I am a 39 yr old single mom. My mom is a chronic pain patient suffering from Chrones Disease, COPD and ongoing infection via holes in her belly skin that leak puss and all else gross. She moved here Dec 2014. i maintained her household and my own for over a year while working full time. It was exhausting. I was laid off in January and instead of finding a cheaper apartment for myself, we decided it would be easier on all of us if I moved in with her to help her. I literally have to do EVERYTHING. the only things she does for herself is her laundry, changing of her bandages, making her own meals. Other than that all she has to do is lay in the couch, watch tv, smoke her cigerretts and have her "liquid pain medicine" (alcohol). I suffer from depression and recently it has become debilitating. I'm expected to do all her errands, which includes going to store for her cigerettes every day, her alcohol every other day, ALL housecleaning, take her to doctors, buy groceries, and be her "will you get this and that" all day. Then she makes comments that I don't do enough. She criticizes my weight, she puts me down, nothing is good enough. She's ungrateful, everything is who is her, needs constant attention and pitty, and tells me I owe it to her to do everything because she raised me and took care of her mother when she was sick. She gets mad if I leave, because she doesn't want to be home with my dog because his very existence, though he just lies around causes her anxiety and she can't breath. I should also add that she is capable of driving and doing some of these things, she just "doesn't feel like it" if I refuse to go to the liquor store she will go by herself. If I try to leave to go out I get 50 questions. I have absolutely no privacy or space. Then she will call me and ask me to come home because my dog seems restless. I feel like she is taking every oz of my being and in turn, I have trouble functioning and completing my "daily chores". To top it all off, she is asking me to pay rent. I currently buy all the groceries for the house, pay her cable bill, and am literally a live in maid and gofer. I refuse to pay rent. Am I being taken advantage of? How do I set boundaries and stick to them? What are fair boundaries? Someone help me before the resentment builds up so bad that I leave and can't help her anymore.

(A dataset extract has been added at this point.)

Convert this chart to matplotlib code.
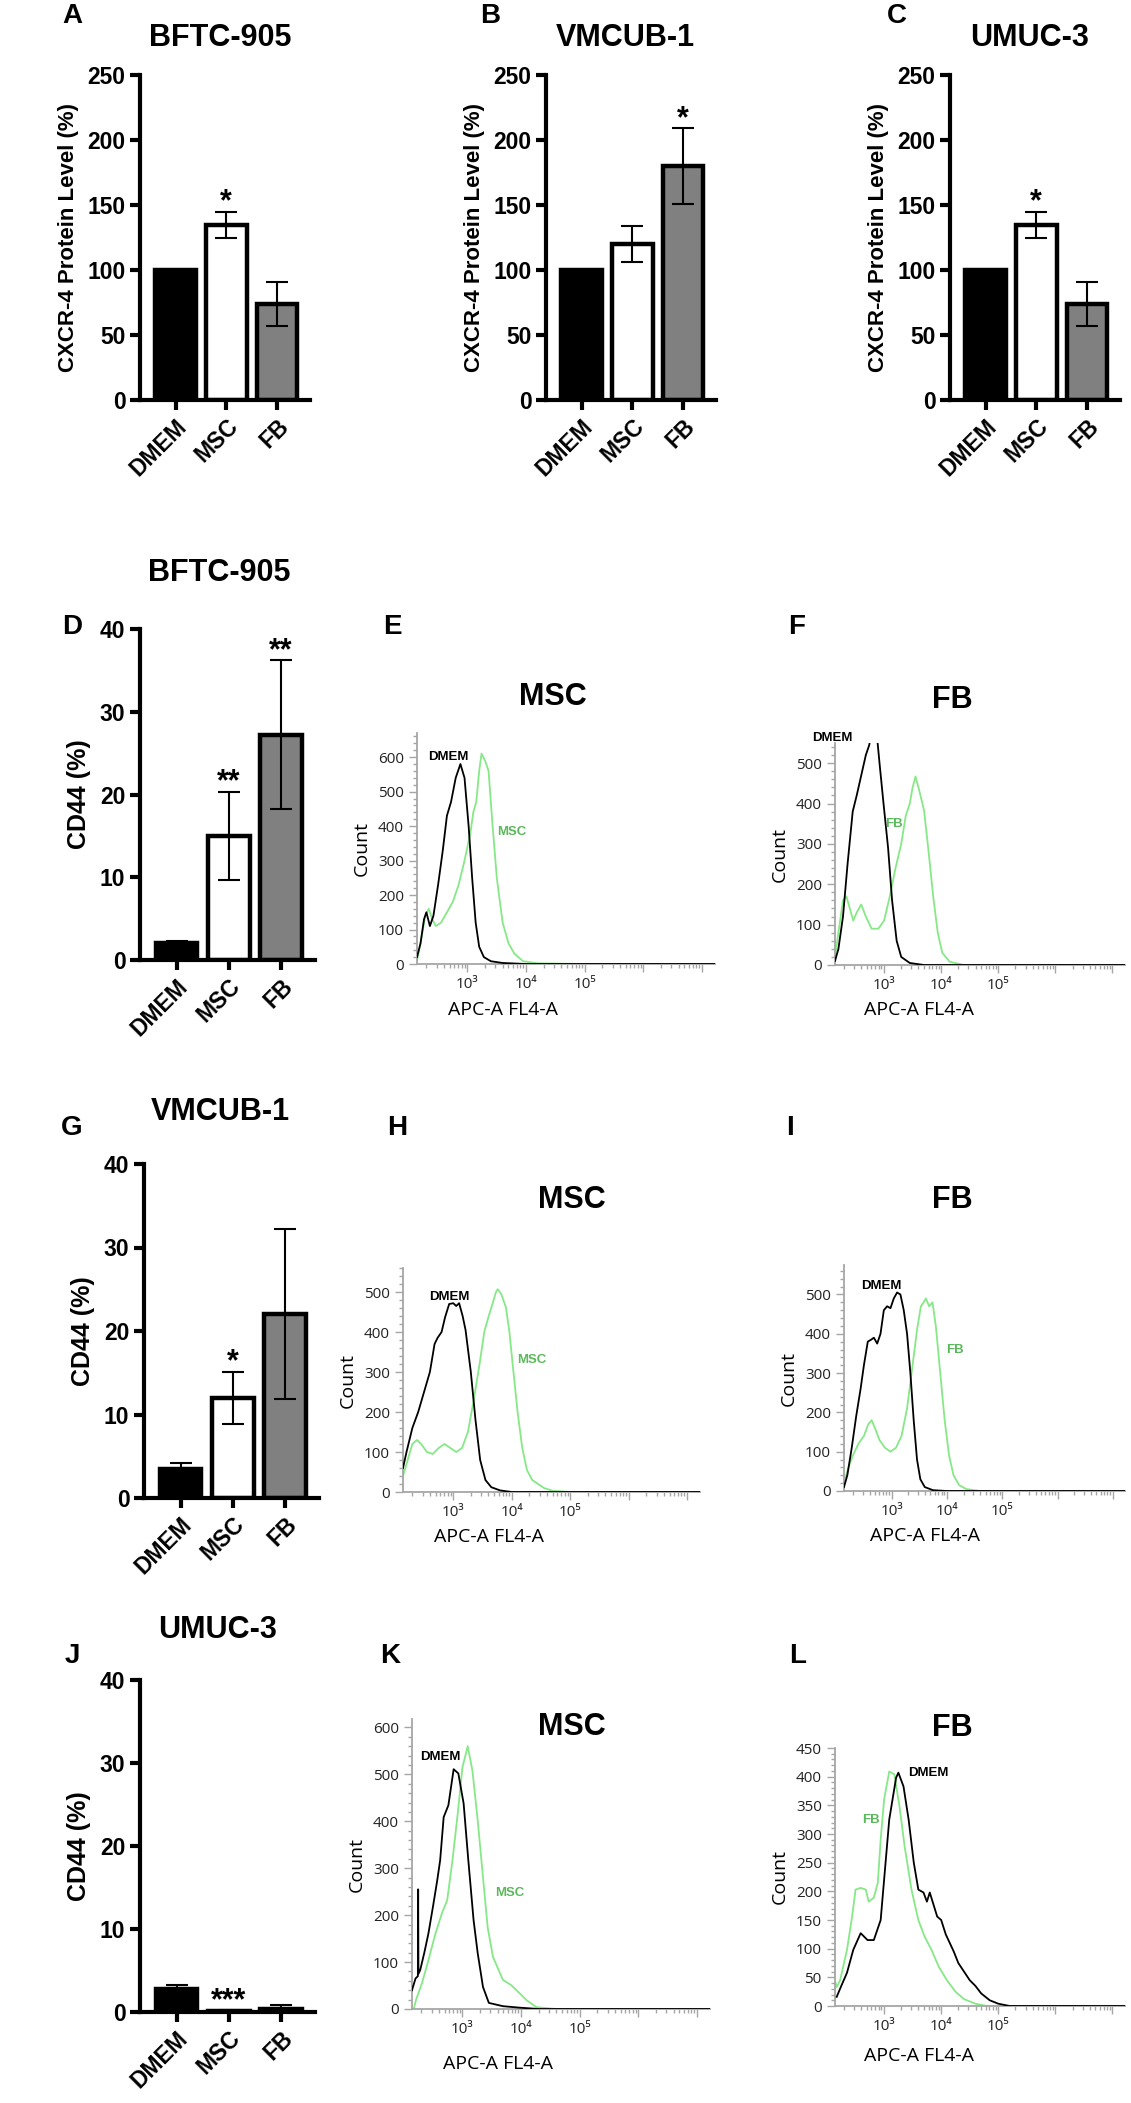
import matplotlib.pyplot as plt
import numpy as np
from matplotlib.ticker import MultipleLocator, LogLocator, NullFormatter, FixedLocator, FixedFormatter

plt.rcParams['font.family'] = ['Liberation Sans', 'DejaVu Sans']

# ---- bar chart data ----
groups = ['DMEM', 'MSC', 'FB']
bar_colors = ['black', 'white', '#808080']

cxcr4_bftc = [100, 135, 74]
cxcr4_bftc_err = [0, 10, 17]
cxcr4_vmcub = [100, 120, 180]
cxcr4_vmcub_err = [0, 14, 29]
cxcr4_umuc = [100, 135, 74]
cxcr4_umuc_err = [0, 10, 17]

cd44_bftc = [2.0, 15.0, 27.2]
cd44_bftc_err = [0.25, 5.3, 9.0]
cd44_vmcub = [3.5, 12.0, 22.0]
cd44_vmcub_err = [0.7, 3.1, 10.2]
cd44_umuc = [2.8, 0.15, 0.35]
cd44_umuc_err = [0.5, 0.05, 0.45]

stars_a = ['', '*', '']
stars_b = ['', '', '*']
stars_c = ['', '*', '']
stars_d = ['', '**', '**']
stars_g = ['', '*', '']
stars_j = ['', '***', '']

# ---- flow histograms (log10 of APC-A FL4-A, count) ----
e_dmem_lx = [2.14, 2.2, 2.26, 2.3, 2.36, 2.42, 2.5, 2.58, 2.65, 2.72, 2.8, 2.88, 2.95, 3.02, 3.08, 3.14, 3.2, 3.28, 3.4, 3.6, 4.0, 7.22]
e_dmem_ct = [20, 60, 130, 150, 110, 140, 230, 330, 430, 470, 540, 580, 540, 400, 250, 120, 50, 20, 8, 3, 0, 0]
e_msc_lx = [2.14, 2.2, 2.28, 2.34, 2.4, 2.46, 2.55, 2.65, 2.75, 2.85, 2.95, 3.05, 3.1, 3.15, 3.2, 3.24, 3.3, 3.36, 3.42, 3.5, 3.6, 3.7, 3.8, 3.95, 4.2, 5.0, 7.22]
e_msc_ct = [10, 60, 140, 160, 130, 110, 120, 150, 180, 230, 300, 380, 440, 470, 560, 610, 590, 560, 420, 250, 120, 60, 30, 8, 2, 0, 0]

f_dmem_lx = [2.14, 2.2, 2.28, 2.36, 2.45, 2.52, 2.6, 2.68, 2.74, 2.8, 2.86, 2.92, 2.99, 3.07, 3.14, 3.22, 3.3, 3.45, 3.7, 7.22]
f_dmem_ct = [10, 40, 120, 250, 380, 420, 470, 520, 545, 600, 590, 500, 400, 290, 160, 60, 20, 5, 0, 0]
f_fb_lx = [2.14, 2.2, 2.28, 2.34, 2.4, 2.46, 2.52, 2.6, 2.68, 2.78, 2.9, 3.0, 3.1, 3.2, 3.3, 3.38, 3.45, 3.5, 3.55, 3.62, 3.7, 3.78, 3.86, 3.94, 4.02, 4.15, 4.4, 7.22]
f_fb_ct = [20, 80, 160, 170, 140, 110, 130, 150, 120, 90, 90, 110, 170, 240, 300, 370, 400, 440, 467, 430, 383, 280, 170, 80, 30, 8, 0, 0]

h_dmem_lx = [2.14, 2.2, 2.3, 2.4, 2.5, 2.6, 2.68, 2.73, 2.8, 2.86, 2.93, 3.0, 3.05, 3.1, 3.16, 3.21, 3.3, 3.38, 3.46, 3.55, 3.65, 3.8, 4.0, 7.22]
h_dmem_ct = [60, 100, 160, 200, 250, 300, 370, 385, 400, 437, 470, 472, 465, 472, 440, 405, 300, 180, 80, 30, 12, 4, 0, 0]
h_msc_lx = [2.14, 2.22, 2.3, 2.38, 2.45, 2.55, 2.65, 2.75, 2.85, 2.95, 3.05, 3.15, 3.25, 3.35, 3.45, 3.53, 3.6, 3.67, 3.73, 3.76, 3.82, 3.9, 3.96, 4.02, 4.1, 4.18, 4.26, 4.35, 4.45, 4.55, 4.7, 5.0, 7.22]
h_msc_ct = [40, 80, 120, 130, 120, 100, 95, 110, 120, 110, 100, 110, 150, 230, 320, 400, 437, 470, 500, 507, 495, 462, 400, 313, 200, 110, 55, 30, 20, 10, 3, 0, 0]

i_dmem_lx = [2.14, 2.2, 2.28, 2.36, 2.44, 2.5, 2.57, 2.63, 2.68, 2.74, 2.8, 2.86, 2.92, 2.98, 3.04, 3.1, 3.16, 3.22, 3.28, 3.34, 3.4, 3.46, 3.52, 3.6, 3.75, 4.0, 7.22]
i_dmem_ct = [10, 40, 110, 190, 260, 320, 380, 385, 390, 375, 400, 460, 470, 465, 490, 505, 500, 460, 400, 300, 180, 80, 30, 10, 2, 0, 0]
i_fb_lx = [2.14, 2.22, 2.3, 2.4, 2.5, 2.58, 2.64, 2.7, 2.78, 2.88, 2.98, 3.08, 3.18, 3.28, 3.38, 3.46, 3.53, 3.58, 3.62, 3.68, 3.74, 3.8, 3.88, 3.96, 4.04, 4.12, 4.22, 4.35, 4.6, 7.22]
i_fb_ct = [20, 60, 90, 120, 140, 170, 180, 160, 130, 110, 100, 110, 140, 210, 320, 410, 470, 480, 490, 470, 480, 420, 300, 180, 90, 40, 15, 5, 0, 0]

k_dmem_lx = [2.14, 2.2, 2.24, 2.245, 2.25, 2.28, 2.35, 2.42, 2.5, 2.57, 2.62, 2.68, 2.76, 2.85, 2.93, 3.02, 3.1, 3.19, 3.26, 3.35, 3.45, 3.69, 3.96, 4.3, 7.22]
k_dmem_ct = [40, 65, 70, 255, 75, 83, 120, 161, 220, 274, 317, 409, 434, 511, 502, 438, 317, 189, 119, 47, 13, 6, 3, 0, 0]
k_msc_lx = [2.17, 2.21, 2.31, 2.42, 2.54, 2.65, 2.74, 2.83, 2.92, 3.0, 3.09, 3.17, 3.26, 3.35, 3.43, 3.52, 3.69, 3.83, 3.97, 4.09, 4.26, 4.43, 4.6, 7.22]
k_msc_ct = [0, 20, 55, 104, 161, 204, 232, 317, 417, 515, 560, 508, 402, 281, 174, 111, 62, 51, 34, 19, 4, 2, 0, 0]

l_dmem_lx = [2.17, 2.25, 2.35, 2.46, 2.59, 2.71, 2.82, 2.94, 3.0, 3.09, 3.21, 3.25, 3.34, 3.43, 3.52, 3.6, 3.69, 3.75, 3.8, 3.93, 4.0, 4.08, 4.15, 4.22, 4.3, 4.4, 4.5, 4.6, 4.7, 4.85, 5.0, 5.2, 7.22]
l_dmem_ct = [16, 35, 58, 98, 127, 115, 115, 150, 220, 325, 398, 407, 383, 325, 250, 203, 198, 182, 198, 156, 150, 125, 110, 95, 75, 60, 45, 35, 22, 10, 4, 0, 0]
l_fb_lx = [2.15, 2.17, 2.23, 2.35, 2.44, 2.5, 2.59, 2.68, 2.73, 2.82, 2.89, 2.94, 3.0, 3.09, 3.18, 3.27, 3.36, 3.48, 3.6, 3.71, 3.83, 3.96, 4.1, 4.25, 4.4, 4.6, 4.8, 7.22]
l_fb_ct = [40, 33, 45, 98, 156, 203, 206, 203, 182, 189, 215, 290, 360, 409, 404, 348, 278, 203, 150, 121, 98, 68, 45, 25, 12, 4, 0, 0]

W, H = 1131, 2103
fig = plt.figure(figsize=(W / 100, H / 100), dpi=100)

line_green = '#86e886'
text_green = '#5cb85c'
axis_gray = '#a6a6a6'


def add_ax(x0, y0, x1, y1):
    # pixel box, y measured from top
    return fig.add_axes([x0 / W, 1 - y1 / H, (x1 - x0) / W, (y1 - y0) / H])


def ftext(x, y, s, **kw):
    fig.text(x / W, 1 - y / H, s, **kw)


def bar_panel(box, vals, errs, stars, ymax, ystep, ylabel, lsize):
    ax = add_ax(*box)
    x = np.arange(3)
    ax.bar(x, vals, width=0.8, color=bar_colors, edgecolor='black', linewidth=3.2, zorder=2)
    ax.errorbar(x, vals, yerr=errs, fmt='none', ecolor='black', elinewidth=1.5,
                capsize=8, capthick=1.5, zorder=3)
    for i, s in enumerate(stars):
        if s:
            ax.annotate(s, xy=(i, vals[i] + errs[i]), xytext=(0, 1), textcoords='offset points',
                        ha='center', va='baseline', fontsize=22, fontweight='bold')
    ax.set_xlim(-0.7, 2.65)
    ax.set_ylim(0, ymax)
    ax.set_yticks(np.arange(0, ymax + 1, ystep))
    ax.set_xticks(x, groups, rotation=45, ha='right', rotation_mode='anchor')
    for lbl in ax.get_xticklabels() + ax.get_yticklabels():
        lbl.set_fontweight('bold')
        lbl.set_fontsize(16.5)
    for s in ['top', 'right']:
        ax.spines[s].set_visible(False)
    for s in ['left', 'bottom']:
        ax.spines[s].set_linewidth(3)
    ax.tick_params(width=3, length=7)
    ax.set_ylabel(ylabel, fontsize=lsize, fontweight='bold', labelpad=6)
    return ax


def hist_panel(box, dm_lx, dm_ct, tr_lx, tr_ct, ymax, ystep, yminor):
    ax = add_ax(*box)
    ax.plot(10.0 ** np.asarray(dm_lx), dm_ct, color='black', lw=1.3, zorder=3)
    ax.plot(10.0 ** np.asarray(tr_lx), tr_ct, color=line_green, lw=1.3, zorder=2)
    ax.set_xscale('log')
    ax.set_xlim(10 ** 2.14, 10 ** 7.22)
    ax.set_ylim(0, ymax)
    for s in ['top', 'right']:
        ax.spines[s].set_visible(False)
    for s in ['left', 'bottom']:
        ax.spines[s].set_color(axis_gray)
        ax.spines[s].set_linewidth(1.3)
    ax.yaxis.set_major_locator(MultipleLocator(ystep))
    ax.yaxis.set_minor_locator(MultipleLocator(yminor))
    ax.xaxis.set_major_locator(FixedLocator([1e3, 1e4, 1e5, 1e6, 1e7]))
    ax.xaxis.set_major_formatter(FixedFormatter(['10³', '10⁴', '10⁵', '', '']))
    ax.xaxis.set_minor_locator(LogLocator(base=10, subs=np.arange(2, 10) * 1.0, numticks=30))
    ax.xaxis.set_minor_formatter(NullFormatter())
    ax.tick_params(which='both', color=axis_gray, width=1, direction='out')
    ax.tick_params(which='major', length=6, labelsize=11, labelcolor='#222222')
    ax.tick_params(which='minor', length=3)
    for lbl in ax.get_xticklabels() + ax.get_yticklabels():
        lbl.set_family(['Open Sans', 'DejaVu Sans'])
    ax.set_ylabel('Count', fontsize=14, family='Open Sans', labelpad=5)
    ax.set_xlabel('APC-A FL4-A', fontsize=14, family='Open Sans')
    ax.xaxis.set_label_coords(0.29, -0.16)
    return ax


def curve_label(ax, lx, ct, s, color, ha='center'):
    ax.text(10 ** lx, ct, s, color=color, fontsize=9.5, fontweight='bold',
            ha=ha, va='center', clip_on=False, zorder=5)


# ---- row 1: CXCR-4 ----
cx_label = 'CXCR-4 Protein Level (%)'
bar_panel((140, 75, 310, 400), cxcr4_bftc, cxcr4_bftc_err, stars_a, 250, 50, cx_label, 16)
bar_panel((546, 75, 716, 400), cxcr4_vmcub, cxcr4_vmcub_err, stars_b, 250, 50, cx_label, 16)
bar_panel((950, 75, 1120, 400), cxcr4_umuc, cxcr4_umuc_err, stars_c, 250, 50, cx_label, 16)

# ---- CD44 bars ----
bar_panel((140, 629, 315, 960), cd44_bftc, cd44_bftc_err, stars_d, 40, 10, 'CD44 (%)', 18)
bar_panel((144, 1164, 319, 1498), cd44_vmcub, cd44_vmcub_err, stars_g, 40, 10, 'CD44 (%)', 18)
bar_panel((140, 1680, 315, 2012), cd44_umuc, cd44_umuc_err, stars_j, 40, 10, 'CD44 (%)', 18)

# ---- histograms ----
ax_e = hist_panel((417, 733, 715, 964), e_dmem_lx, e_dmem_ct, e_msc_lx, e_msc_ct, 670, 100, 20)
curve_label(ax_e, 2.67, 600, 'DMEM', 'black')
curve_label(ax_e, 3.76, 383, 'MSC', text_green)

ax_f = hist_panel((835, 743, 1125, 965), f_dmem_lx, f_dmem_ct, f_fb_lx, f_fb_ct, 550, 100, 20)
curve_label(ax_f, 2.1, 562, 'DMEM', 'black')
curve_label(ax_f, 3.18, 350, 'FB', text_green)

ax_h = hist_panel((403, 1268, 700, 1492), h_dmem_lx, h_dmem_ct, h_msc_lx, h_msc_ct, 560, 100, 20)
curve_label(ax_h, 2.94, 487, 'DMEM', 'black')
curve_label(ax_h, 4.35, 330, 'MSC', text_green)

ax_i = hist_panel((844, 1265, 1125, 1491), i_dmem_lx, i_dmem_ct, i_fb_lx, i_fb_ct, 575, 100, 20)
curve_label(ax_i, 2.82, 521, 'DMEM', 'black')
curve_label(ax_i, 4.15, 360, 'FB', text_green)

ax_k = hist_panel((412, 1719, 710, 2009), k_dmem_lx, k_dmem_ct, k_msc_lx, k_msc_ct, 618, 100, 20)
curve_label(ax_k, 2.62, 536, 'DMEM', 'black')
curve_label(ax_k, 3.81, 247, 'MSC', text_green)

ax_l = hist_panel((835, 1748, 1125, 2006), l_dmem_lx, l_dmem_ct, l_fb_lx, l_fb_ct, 450, 50, 10)
curve_label(ax_l, 3.42, 407, 'DMEM', 'black', ha='left')
curve_label(ax_l, 2.77, 325, 'FB', text_green)

# ---- titles ----
tkw = dict(fontsize=22, fontweight='bold', ha='center', va='center')
ftext(220, 38, 'BFTC-905', **tkw)
ftext(625, 38, 'VMCUB-1', **tkw)
ftext(1030, 38, 'UMUC-3', **tkw)
ftext(219, 573, 'BFTC-905', **tkw)
ftext(220, 1112, 'VMCUB-1', **tkw)
ftext(218, 1630, 'UMUC-3', **tkw)
ftext(553, 697, 'MSC', **tkw)
ftext(952, 700, 'FB', **tkw)
ftext(572, 1200, 'MSC', **tkw)
ftext(952, 1200, 'FB', **tkw)
ftext(572, 1727, 'MSC', **tkw)
ftext(952, 1728, 'FB', **tkw)

# ---- panel letters ----
lkw = dict(fontsize=20, fontweight='bold', ha='center', va='center')
for s, x, y in [('A', 72, 16), ('B', 490, 16), ('C', 897, 16),
                ('D', 72, 627), ('E', 392, 627), ('F', 797, 627),
                ('G', 72, 1128), ('H', 397, 1128), ('I', 790, 1128),
                ('J', 72, 1656), ('K', 390, 1656), ('L', 798, 1656)]:
    ftext(x, y, s, **lkw)

fig.savefig('out.png', dpi=100)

Their issues have to do with their problem and not you. Don't allow anyone put your down. You don't have to be a part of that game. Get information, seek help and take care of yourself and your child. Don't kick yourself for what you did in the name of love. You did your best. Be kind to yourself now and find peace.
Give her a bill for the groceries, cable, and caregiving chores.
I think I would also get counseling to find out why I was willing to tolerate your mom treating you that way. They can give you tools to help build your confidence and how to avoid enabling her destructive behavior. I think there are support meetings for family members of alcoholics too. They teach what enabling is and how to cope. I wish you all the best.
Moving in was a mistake. The ONLY solution is to move out and be independent again. But do it quietly; if you tell her, the harassment will increase.
Also, list everything she asks you to do, including tasks that shouldn't be done at all such as buying liquor and cigarettes. If she wants to ruin her health, she can do it all by herself.
In your list, decide what you'll do and won't do, and BE FIRM. Don't let her continue to intimidate you as she already has.